Still riffling through those records I got from my sister’s cool boyfriend, who works at an FM rock radio station.  Today we have something of interest to Beatles fans … by a group that managed to get three of the Fab Four involved with them over different points in their existence.

That’s Badfinger of course, and today’s record is Magic Christian Music, released on the Beatles’ Apple Records imprint in 1970.  Badfinger performed some of the songs in a movie, The Magic Christian, but the album isn’t an official soundtrack because the song “Something In The Air” by Thunderclap Newman that appears in the movie isn’t on the Apple label.  The real soundtrack appeared on another label, but mainly in England – so Apple put out today’s record to at least get Badfinger exposed to American audiences.

Badfinger is, of course, the British group led by singers Pete Ham and Tom Evans, who were also the group’s main songwriters.  They were called the Iveys when they were “discovered” by Mal Evans, the Beatles’ roadie and the dude who did a lot of the heavy lifting for Apple Records.  Evans signed the Iveys to a recording contract in 1968 and released a few singles to lukewarm success.  Paul McCartney was asked to write a song for the soundtrack of The Magic Christian movie, and when he did he asked the Iveys to record it.  While they were recording McCartney’s song “Come and Get It” (the session was also produced by McCartney), the group changed its name to Badfinger.

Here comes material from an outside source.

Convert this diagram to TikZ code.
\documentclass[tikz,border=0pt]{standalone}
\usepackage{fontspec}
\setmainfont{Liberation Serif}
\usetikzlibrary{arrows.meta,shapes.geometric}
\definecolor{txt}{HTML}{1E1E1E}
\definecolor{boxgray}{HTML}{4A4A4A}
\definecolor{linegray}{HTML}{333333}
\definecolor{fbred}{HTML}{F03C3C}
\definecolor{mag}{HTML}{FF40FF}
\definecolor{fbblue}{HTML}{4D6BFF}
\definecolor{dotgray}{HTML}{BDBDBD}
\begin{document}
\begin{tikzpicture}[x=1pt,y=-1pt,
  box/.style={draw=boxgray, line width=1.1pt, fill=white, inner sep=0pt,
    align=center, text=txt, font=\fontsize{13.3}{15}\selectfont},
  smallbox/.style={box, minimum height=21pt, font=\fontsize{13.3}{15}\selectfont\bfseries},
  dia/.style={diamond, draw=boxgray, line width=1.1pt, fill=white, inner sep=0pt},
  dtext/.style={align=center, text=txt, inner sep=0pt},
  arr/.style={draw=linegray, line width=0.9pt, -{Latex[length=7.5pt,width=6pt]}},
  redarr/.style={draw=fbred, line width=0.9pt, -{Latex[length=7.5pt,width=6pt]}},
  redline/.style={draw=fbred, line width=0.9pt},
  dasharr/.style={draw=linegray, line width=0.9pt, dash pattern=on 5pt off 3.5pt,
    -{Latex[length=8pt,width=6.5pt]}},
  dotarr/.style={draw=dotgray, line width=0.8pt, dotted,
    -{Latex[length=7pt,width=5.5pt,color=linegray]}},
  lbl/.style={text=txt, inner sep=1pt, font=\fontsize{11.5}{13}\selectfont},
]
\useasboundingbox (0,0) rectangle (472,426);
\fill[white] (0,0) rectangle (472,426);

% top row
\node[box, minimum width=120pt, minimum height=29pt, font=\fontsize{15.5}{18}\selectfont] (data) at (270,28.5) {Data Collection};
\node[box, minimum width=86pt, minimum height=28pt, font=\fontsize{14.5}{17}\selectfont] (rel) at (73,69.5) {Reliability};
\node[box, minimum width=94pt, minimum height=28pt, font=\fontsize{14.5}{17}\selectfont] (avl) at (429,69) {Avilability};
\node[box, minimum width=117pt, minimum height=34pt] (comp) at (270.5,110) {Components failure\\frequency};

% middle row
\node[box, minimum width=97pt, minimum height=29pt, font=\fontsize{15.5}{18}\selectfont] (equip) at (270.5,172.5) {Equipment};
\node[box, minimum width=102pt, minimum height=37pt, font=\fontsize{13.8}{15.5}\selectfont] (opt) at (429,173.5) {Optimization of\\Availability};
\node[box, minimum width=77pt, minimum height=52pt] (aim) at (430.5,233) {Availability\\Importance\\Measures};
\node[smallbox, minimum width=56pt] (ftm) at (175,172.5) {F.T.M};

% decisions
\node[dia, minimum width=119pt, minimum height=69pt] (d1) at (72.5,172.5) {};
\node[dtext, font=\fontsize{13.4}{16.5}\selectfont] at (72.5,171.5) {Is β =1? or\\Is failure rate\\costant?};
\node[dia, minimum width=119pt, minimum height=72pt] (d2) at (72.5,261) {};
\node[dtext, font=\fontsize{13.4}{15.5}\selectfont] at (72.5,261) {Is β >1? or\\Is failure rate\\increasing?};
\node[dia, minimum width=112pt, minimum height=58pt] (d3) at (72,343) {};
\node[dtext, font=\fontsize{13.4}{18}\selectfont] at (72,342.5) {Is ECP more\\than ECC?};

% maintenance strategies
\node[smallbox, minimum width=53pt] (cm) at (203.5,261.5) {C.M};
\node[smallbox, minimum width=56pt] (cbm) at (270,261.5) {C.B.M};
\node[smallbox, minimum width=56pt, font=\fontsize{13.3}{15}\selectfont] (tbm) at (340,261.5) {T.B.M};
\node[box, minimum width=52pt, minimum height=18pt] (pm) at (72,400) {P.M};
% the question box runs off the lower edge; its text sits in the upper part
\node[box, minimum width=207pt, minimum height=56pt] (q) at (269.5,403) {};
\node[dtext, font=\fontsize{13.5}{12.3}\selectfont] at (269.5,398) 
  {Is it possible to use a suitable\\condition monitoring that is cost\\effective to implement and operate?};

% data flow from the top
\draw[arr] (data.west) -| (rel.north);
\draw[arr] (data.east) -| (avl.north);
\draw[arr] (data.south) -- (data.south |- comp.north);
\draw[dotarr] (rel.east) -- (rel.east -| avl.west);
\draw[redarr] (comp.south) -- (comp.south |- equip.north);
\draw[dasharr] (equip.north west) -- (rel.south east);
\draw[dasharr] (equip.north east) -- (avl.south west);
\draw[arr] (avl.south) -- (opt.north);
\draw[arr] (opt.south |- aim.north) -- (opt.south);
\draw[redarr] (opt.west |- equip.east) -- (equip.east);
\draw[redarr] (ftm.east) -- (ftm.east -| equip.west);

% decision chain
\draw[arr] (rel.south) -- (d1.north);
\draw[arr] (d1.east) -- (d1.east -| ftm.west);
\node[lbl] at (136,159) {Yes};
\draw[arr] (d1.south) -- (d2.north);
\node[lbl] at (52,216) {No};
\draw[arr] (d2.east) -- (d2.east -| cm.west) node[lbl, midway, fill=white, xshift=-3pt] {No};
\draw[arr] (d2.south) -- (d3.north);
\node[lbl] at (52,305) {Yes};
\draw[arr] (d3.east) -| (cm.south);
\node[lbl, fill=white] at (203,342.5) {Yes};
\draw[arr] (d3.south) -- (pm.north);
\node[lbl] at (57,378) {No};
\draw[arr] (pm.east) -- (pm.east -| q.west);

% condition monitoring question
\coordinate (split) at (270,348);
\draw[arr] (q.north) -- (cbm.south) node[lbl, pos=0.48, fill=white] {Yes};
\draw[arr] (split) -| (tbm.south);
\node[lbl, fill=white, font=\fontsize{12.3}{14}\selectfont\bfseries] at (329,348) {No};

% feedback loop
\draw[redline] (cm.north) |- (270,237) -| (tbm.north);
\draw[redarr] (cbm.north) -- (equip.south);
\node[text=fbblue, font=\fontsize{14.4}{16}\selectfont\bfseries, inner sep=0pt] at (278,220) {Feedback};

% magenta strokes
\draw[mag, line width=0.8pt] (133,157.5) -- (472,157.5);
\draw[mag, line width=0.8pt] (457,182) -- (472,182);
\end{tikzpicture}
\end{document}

The Magic Christian was a satirical movie written by Terry Southern, also known for penning the script for Easy Rider.  It was first a novel, then the screenplay was adapted by Southern along with the film’s star Peter Sellers and two young British comedians, Graham Chapman and John Cleese (later to become famous as part of Monty Python’s Flying Circus).  Sellers played Guy Grand, an eccentric billionaire who adopts a homeless man (Ringo Starr) and together they begin playing nasty practical jokes on people.  The movie’s satiric message is that people would do just about anything for money, and each prank progressively gets wilder than the one preceding it.